International career
- 2005: South Korea U17 / 1 / (2)
- 2017–2018: South Korea / 4 / (0)

= Park Cho-rong (footballer) =

South Korean footballer (born 1988)

Park Cho-rong (born 20 February 1988) is a former South Korean footballer who played as a defender. She was a member of the South Korea women's national team.

== Club career ==
A graduate of the girls' football academies at Osan Girls' Middle School and Osan I.C.T. Industry High School, Park went on to play for Yeoju University.
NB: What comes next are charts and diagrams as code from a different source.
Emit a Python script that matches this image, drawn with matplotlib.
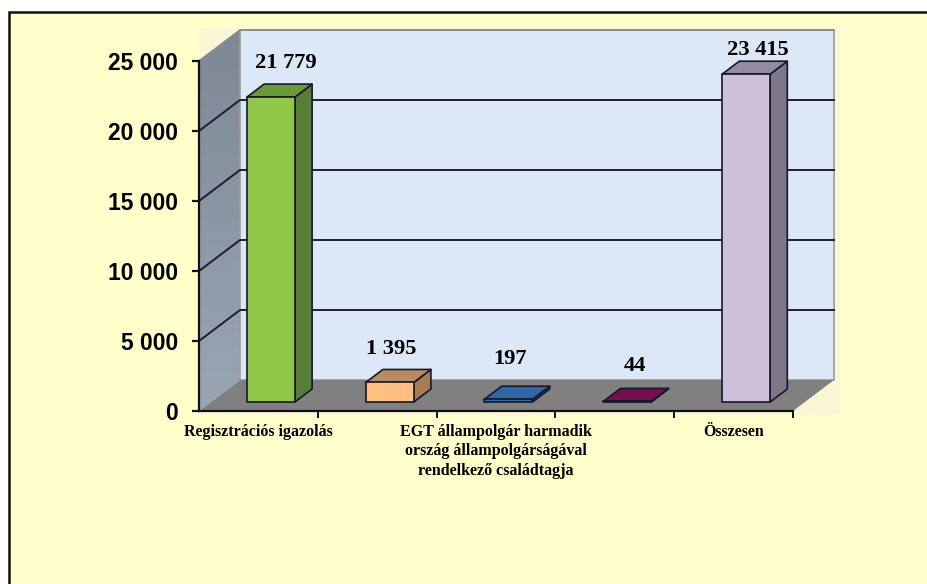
import numpy as np
import matplotlib
matplotlib.use("Agg")
import matplotlib.pyplot as plt
from matplotlib.patches import Polygon, Rectangle

categories = ["Regisztrációs igazolás", "", "EGT állampolgár harmadik\nország állampolgárságával\nrendelkező családtagja", "", "Összesen"]
values = [21779, 1395, 197, 44, 23415]
value_labels = ["21 779", "1 395", "197", "44", "23 415"]
y_ticks = [0, 5000, 10000, 15000, 20000, 25000]
y_tick_labels = ["0", "5 000", "10 000", "15 000", "20 000", "25 000"]
front_colors = ["#92C84A", "#FFBF80", "#2E68A8", "#720F4C", "#CCC0DA"]
top_colors = ["#6A9A38", "#B88A60", "#2E68A8", "#720F4C", "#948BA0"]
side_colors = ["#558035", "#A67C55", "#24507F", "#5A0C3C", "#7D7789"]

W, H = 928, 584
L, R, B, T = 199, 793, 411, 61
fig = plt.figure(figsize=(W / 100, H / 100), dpi=100, facecolor="white")

# page background and frame
bg = fig.add_axes([0, 0, 1, 1])
bg.set_xlim(0, W); bg.set_ylim(H, 0); bg.axis("off")
bg.add_patch(Rectangle((9, 12), W, H, fc="#FFFFCC", ec="#111111", lw=1.8))
bg.add_patch(Rectangle((199, 28), 641, 387, fc="#FCF6D6", ec="none"))

ax = fig.add_axes([L / W, 1 - B / H, (R - L) / W, (B - T) / H])
ax.set_xlim(0, 5)
ax.set_ylim(0, 25000)
ax.patch.set_alpha(0)

PX = 5 / (R - L)          # data units per pixel, x
PY = 25000 / (B - T)      # data units per pixel, y
DX, DY = 41 * PX, 31 * PY  # full depth of the box


def ob(x, y, d):
    return (x + d * DX, y + d * DY)


def poly(pts, **kw):
    kw.setdefault("clip_on", False)
    p = Polygon(pts, closed=True, **kw)
    ax.add_patch(p)
    return p


# left wall with vertical gradient
wall = poly([ob(0, 0, 0), ob(0, 0, 1), ob(0, 25000, 1), ob(0, 25000, 0)], fc="none", ec="none")
grad = np.linspace(0, 1, 256).reshape(-1, 1)
cmap = matplotlib.colors.LinearSegmentedColormap.from_list("w", ["#7D8894", "#9AA6B4"])
im = ax.imshow(grad, extent=(0, DX, 0, 25000 + DY), aspect="auto", cmap=cmap, origin="upper", zorder=1)
im.set_clip_box(fig.bbox)
im.set_clip_path(wall)
ax.set_xlim(0, 5)
ax.set_ylim(0, 25000)

# back wall and floor
poly([ob(0, 0, 1), ob(5, 0, 1), ob(5, 25000, 1), ob(0, 25000, 1)], fc="#DCE8F7", ec="#9A9A9A", lw=1.2, zorder=1)
poly([ob(0, 0, 0), ob(5, 0, 0), ob(5, 0, 1), ob(0, 0, 1)], fc="#808080", ec="none", zorder=2)

# gridlines on back and left wall
for t in y_ticks[1:-1]:
    x0, y0 = ob(0, t, 0)
    x1, y1 = ob(0, t, 1)
    x2, y2 = ob(5, t, 1)
    ax.plot([x0, x1, x2], [y0, y1, y2], color="#1B1F33", lw=1.4, clip_on=False, zorder=2.5)
x0, y0 = ob(0, 25000, 0); x1, y1 = ob(0, 25000, 1); x2, y2 = ob(5, 25000, 1)
ax.plot([x0, x1, x2], [y0, y1, y2], color="#8A8A8A", lw=1.2, clip_on=False, zorder=2.5)

# bars
d1, d2 = 0.29, 0.71
hw = 24 * PX
for i, v in enumerate(values):
    xc = i + 0.5 + 0.6 * PX
    xl, xr = xc - hw, xc + hw
    ek = dict(ec="#17172A", lw=1.2, joinstyle="round", zorder=4)
    poly([ob(xr, 0, d1), ob(xr, 0, d2), ob(xr, v, d2), ob(xr, v, d1)], fc=side_colors[i], **ek)
    poly([ob(xl, v, d1), ob(xr, v, d1), ob(xr, v, d2), ob(xl, v, d2)], fc=top_colors[i], **ek)
    poly([ob(xl, 0, d1), ob(xr, 0, d1), ob(xr, v, d1), ob(xl, v, d1)], fc=front_colors[i], **ek)

# value labels
label_dy = [21, 20.5, 27, 22, 11]
label_dx = [-2, -15, -15, -9, -5]
for i, (v, s) in enumerate(zip(values, value_labels)):
    x, y = ob(i + 0.5, v, d2)
    ax.text(x + label_dx[i] * PX, y + label_dy[i] * PY, s, ha="center", va="center",
            family="Liberation Serif", weight="bold", fontsize=16.2, color="black", zorder=6)

# axes
for s in ("top", "right"):
    ax.spines[s].set_visible(False)
for s in ("left", "bottom"):
    ax.spines[s].set_linewidth(1.6)
    ax.spines[s].set_color("#111111")
    ax.spines[s].set_zorder(5)
ax.set_yticks(y_ticks)
ax.set_yticklabels(y_tick_labels, family="Liberation Sans", weight="bold", fontsize=16.5)
ax.tick_params(axis="y", length=5, width=1.6, pad=10, color="#111111")
ax.set_xticks(range(1, 6))
ax.set_xticklabels([])
ax.tick_params(axis="x", length=5, width=1.4, color="#111111")
for i, c in enumerate(categories):
    if c:
        ax.annotate(c, xy=(i + 0.5, 0), xytext=(0, -13), textcoords="offset pixels",
                    ha="center", va="top", family="Liberation Serif", weight="bold",
                    fontsize=11.5, linespacing=1.28, annotation_clip=False)

fig.savefig("out.png", dpi=100)
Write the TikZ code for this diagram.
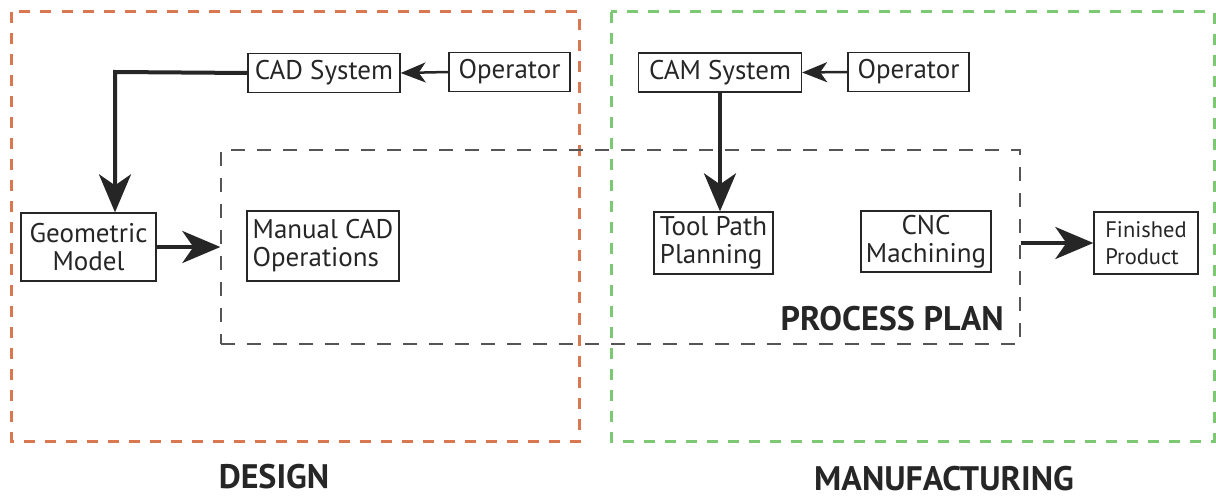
\documentclass[tikz,border=0pt]{standalone}
\usepackage{fontspec}
\setmainfont{PT Sans}
\usetikzlibrary{arrows.meta}
\definecolor{dorange}{RGB}{217,119,80}
\definecolor{dgreen}{RGB}{125,200,115}
\definecolor{ink}{RGB}{38,38,38}
\definecolor{ppgray}{RGB}{85,85,85}
\tikzset{
  box/.style={draw=ink, line width=1.3pt, fill=white, inner sep=2pt, font=\fontsize{27}{28}\selectfont, text=ink},
  frame/.style={line width=3pt, dash pattern=on 11pt off 10pt},
  ppframe/.style={draw=ppgray, line width=1.3pt, dash pattern=on 14pt off 12pt},
  bigarrow/.style={draw=ink, line width=4pt, -{Stealth[length=38pt, width=32pt, inset=11pt]}},
  smallarrow/.style={draw=ink, line width=2.5pt, -{Stealth[length=25pt, width=20pt, inset=7pt]}},
  biglabel/.style={font=\fontsize{34}{36}\bfseries\selectfont, text=ink, inner sep=0pt, text depth=0pt},
}
\begin{document}
\begin{tikzpicture}[x=1pt,y=-1pt]
\useasboundingbox (0,0) rectangle (1216,497);
% frames
\draw[frame, draw=dorange] (11.5,12) rectangle (579,441);
\draw[frame, draw=dgreen] (611,12) rectangle (1214,441);
\node[ppframe, minimum width=799pt, minimum height=194pt, inner sep=0pt] (pp) at (620.5,247) {};
% labels
\node[biglabel, anchor=base east] (pplab) at (1004,330) {PROCESS PLAN};
\node[biglabel, anchor=base] (design) at (274,488) {DESIGN};
\node[biglabel, anchor=base] (manu) at (944,490) {MANUFACTURING};
% boxes
\node[box, minimum width=152pt, minimum height=39pt] (cad) at (324,73) {CAD System};
\node[box, minimum width=121pt, minimum height=39pt] (op1) at (509.5,72) {Operator};
\node[box, minimum width=135pt, minimum height=68pt, align=center] (geo) at (88.5,247) {Geometric\\Model};
\node[box, minimum width=152pt, minimum height=70pt, align=left] (man) at (323,246) {Manual CAD\\Operations};
\node[box, minimum width=163pt, minimum height=39pt] (cam) at (720,72.5) {CAM System};
\node[box, minimum width=121pt, minimum height=39pt] (op2) at (908.5,72) {Operator};
\node[box, minimum width=119pt, minimum height=62pt, align=left] (tool) at (713.5,243) {Tool Path\\Planning};
\node[box, minimum width=130pt, minimum height=61pt, align=center] (cnc) at (926,241.5) {CNC\\Machining};
\node[box, minimum width=104pt, minimum height=62pt, align=left, font=\fontsize{22.5}{27}\selectfont] (fin) at (1146,243) {Finished\\Product};
% connectors
\coordinate (bend) at (115,72);
\draw[bigarrow] (cad.west) -- (bend) -- (bend |- geo.north);
\draw[smallarrow] (op1.west) -- (cad.east);
\draw[smallarrow] (op2.west) -- (cam.east);
\draw[bigarrow] (geo.east) -- (geo.east -| pp.west);
\draw[bigarrow] (cam.south) -- (cam.south |- tool.north);
\draw[bigarrow] (pp.east |- fin.west) -- (fin.west);
\end{tikzpicture}
\end{document}
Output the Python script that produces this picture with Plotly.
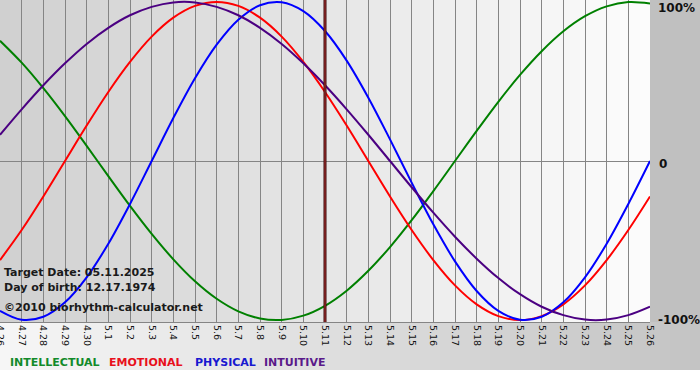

She played for Seoul City in the inaugural season of the WK League, recording an assist and a goal in the league's first ever match, in which Seoul beat Busan Sangmu 2–0. Park went on to play for Chungnam Ilhwa and Hwacheon KSPO, helping the latter progress to the championship final in 2017. She also played in the 2017 WK League all-star match.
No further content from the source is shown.